Risques d’un dollar fort
Les deux gestionnaires de fonds s’inquiètent des conséquences de ces choix de dépenses publiques sur l’équilibre macroéconomique de l’année prochaine. L’augmentation des dépenses budgétaires américaines se traduit par une hausse des taux d’intérêt, un scénario déjà vu sur les marchés en 2024. L’inflation s’avère tenace et Rosanna Burcheri estime que l’évolution vers le protectionnisme et la transition verte signifient qu’elle n’est pas près de disparaître. La Réserve fédérale, ainsi que l’économie, se retrouve donc avec des taux d’intérêt élevés potentiellement pénalisants et le monde avec un dollar fort.

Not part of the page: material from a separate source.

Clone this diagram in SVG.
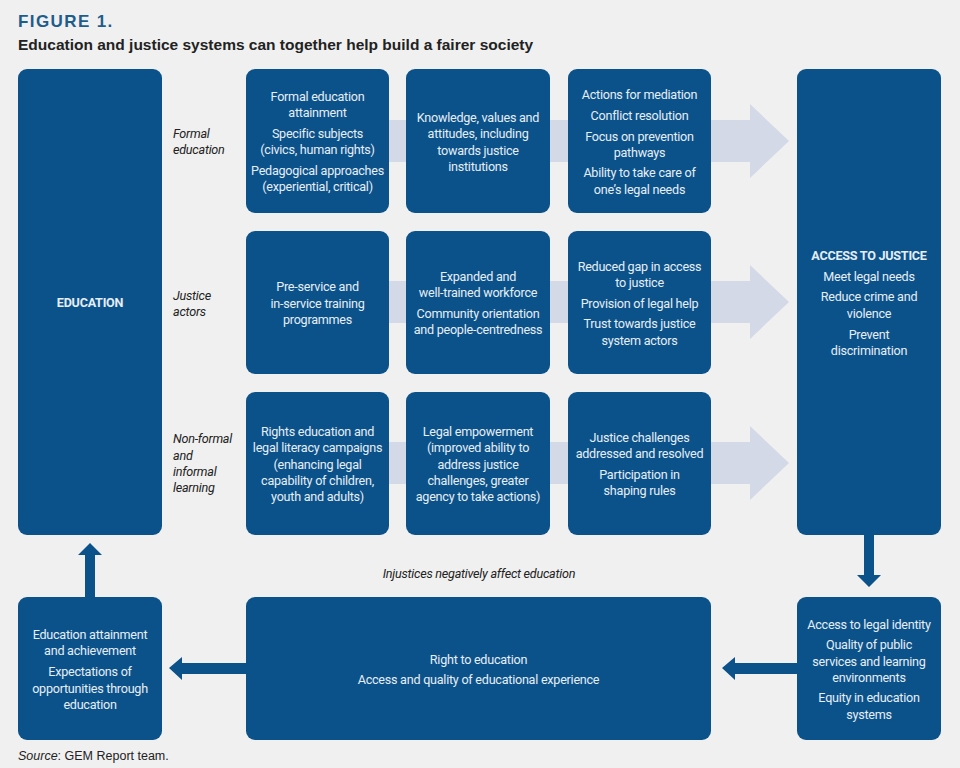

Les marchés émergents, en particulier, seraient vulnérables à des déficits budgétaires élevés en permanence et entraînant une hausse des rendements américains, car ils sont très sensibles à la hausse du dollar américain et au coût mondial du capital.
La campagne macro
La campagne électorale intervient à un moment où les politiques monétaire et budgétaire ont eu un impact considérable sur la croissance et les marchés américains. Les prochains mois seront également cruciaux dans ces domaines. L’ampleur de la baisse des taux d’intérêt par la Fed, la rapidité de la baisse de l’inflation et le verdict des marchés obligataires sur les perspectives d’emprunt public pourraient s’avérer bien plus importants que les promesses politiques partisanes et le résultat du vote de novembre. C’est également ce que l’histoire nous rappelle.